Little is known about early medieval fencing techniques save for what may be concluded from archaeological evidence and artistic depiction (see Viking Age arms and armour). What little has been found, however, shows the use of the sword was limited during the Viking age, especially among the Vikings themselves and other northern Germanic tribes. Here, the spear, axe and shield were prominent weapons, with only wealthy individuals owning swords. These weapons, based on the early Germanic spatha, were made very well. The technique of pattern welding of composite metals, invented in the Roman Empire around the end of the 2nd century A.D., provided some of these northern weapons superior properties in strength and resilience to the iron gladius of early Rome.
As time passed, the spatha evolved into the arming sword, a weapon with a notable cruciform hilt common among knights in the Medieval Age. Some time after this evolution, the earliest known treatises (Fechtbücher) were written, dealing primarily with arming sword and buckler combat. Among these examples is the I.33, the earliest known Fechtbuch. The German school of swordsmanship can trace itself most closely to Johannes Liechtenauer and his students, who later became the German masters of the 15th century, including Sigmund Ringeck, Hans Talhoffer, Peter von Danzig and Paulus Kal. It is possible that the Italian fencing treatise Flos Duellatorum, written by the Italian swordmaster Fiore dei Liberi around 1410, has ties to the German school. During this period of time, the longsword grew out of the arming sword, eventually resulting in a blade comfortably wielded in both hands at once. Armour technology also evolved, leading to the advent of plate armour, and thus swordsmanship was further pressed to meet the demands of killing a very well protected enemy.

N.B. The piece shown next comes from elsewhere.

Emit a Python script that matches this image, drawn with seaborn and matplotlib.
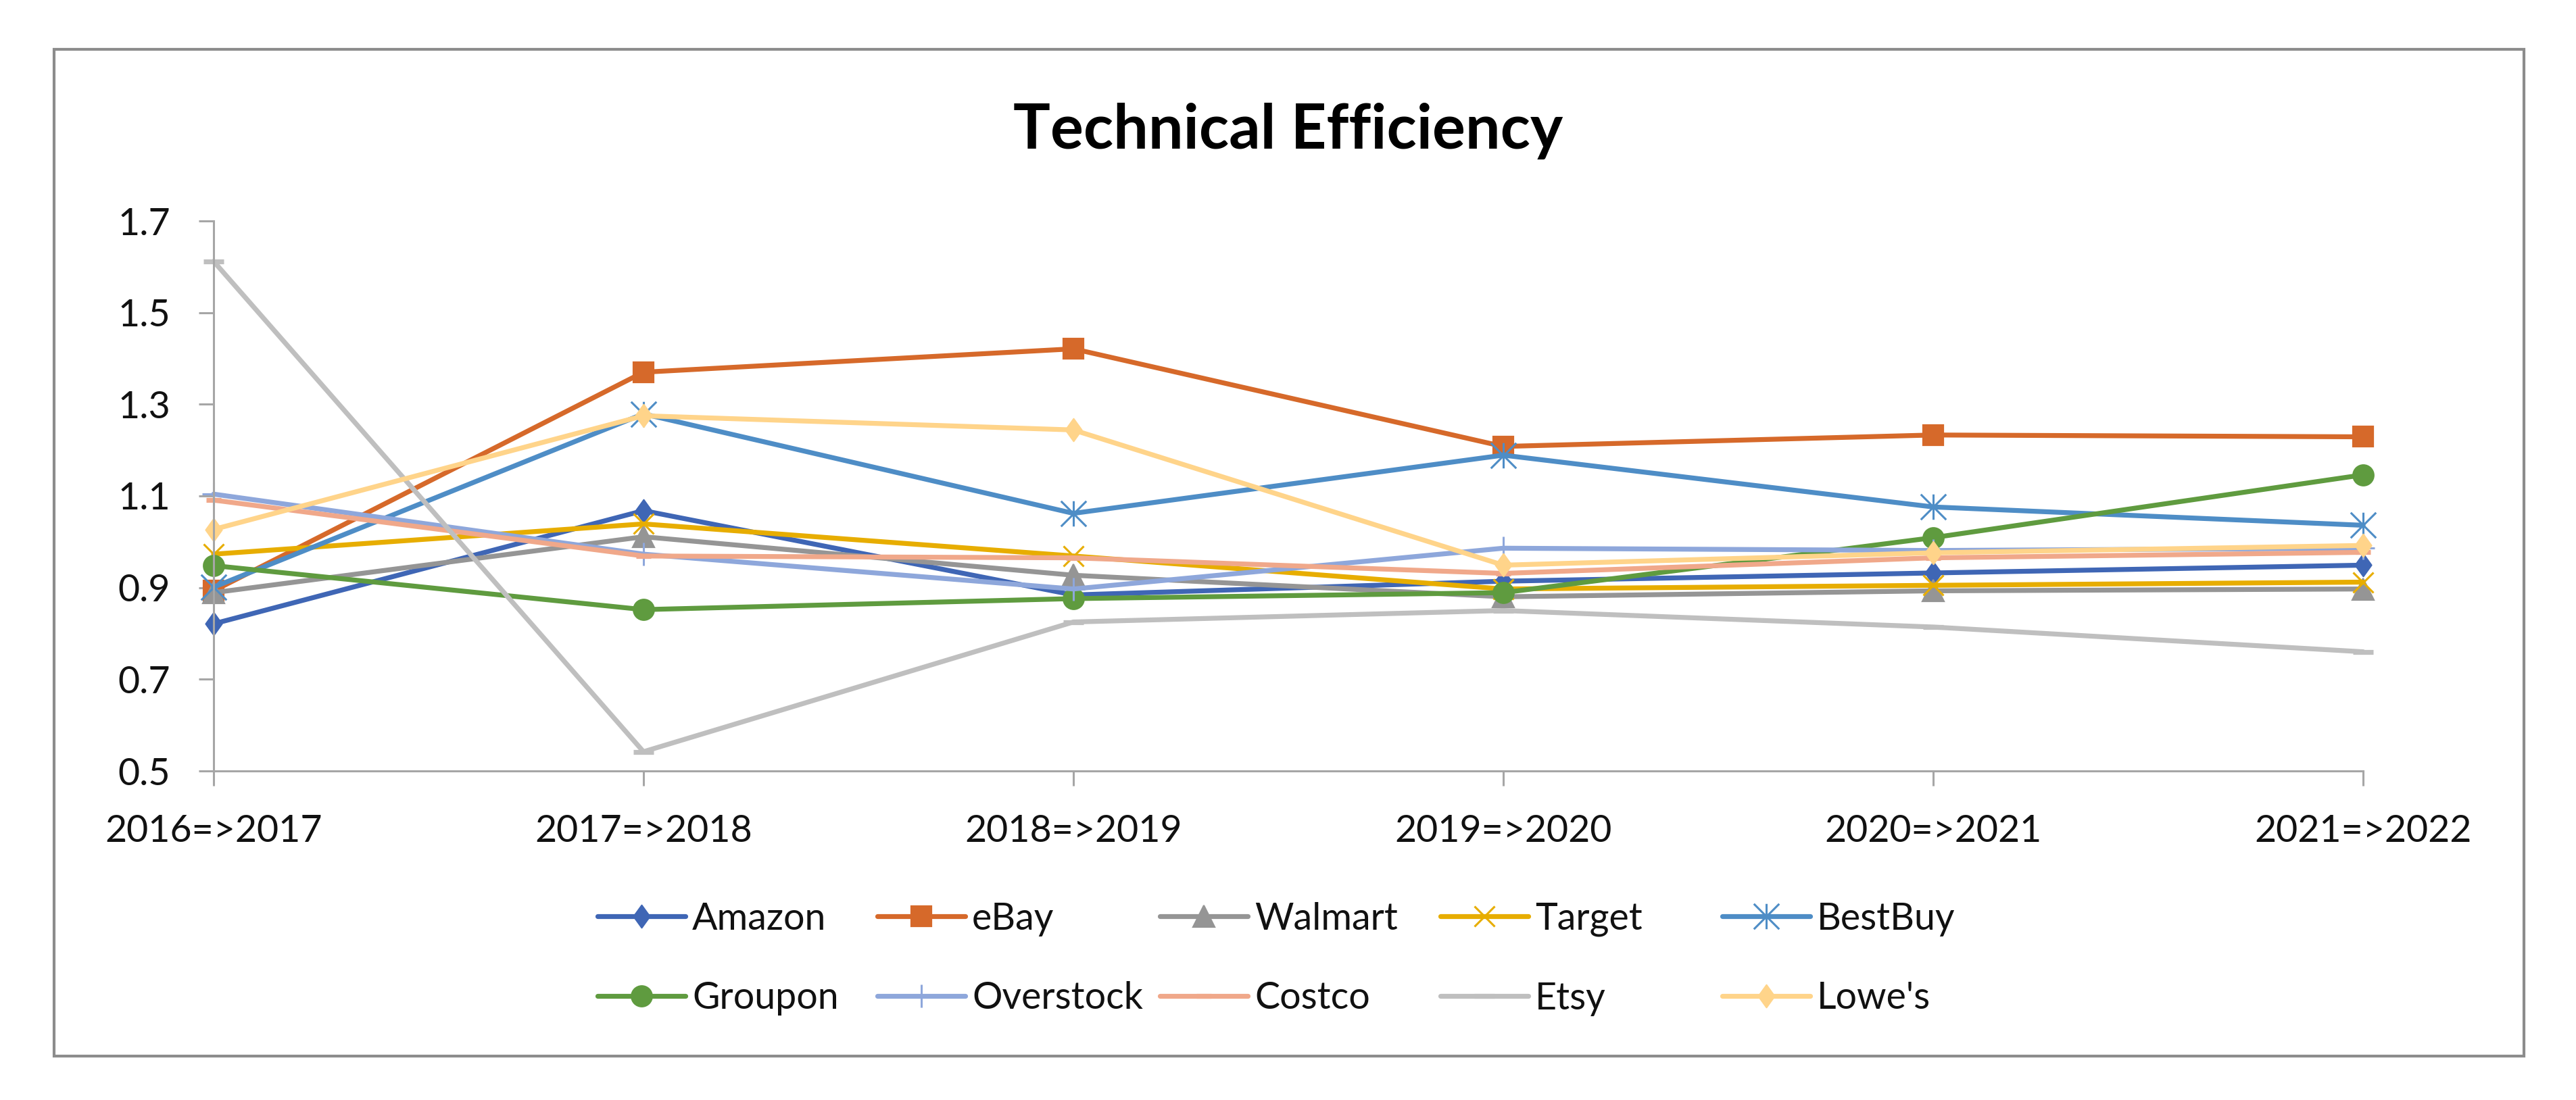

For much of the early medieval period, the sword continued to remain a symbol of status. During later years, production techniques became more efficient, and so, while the sword remained a privilege, it was not so heavily confined to only the richest individuals, but rather to the richest classes.
The military importance of swordsmanship rapidly diminished with the advent of firearms. The last prominent battlefield sword to be used was the backsword. Although it was not a new invention, it managed to outlast other forms of war swords, being used by cavalry units and officers.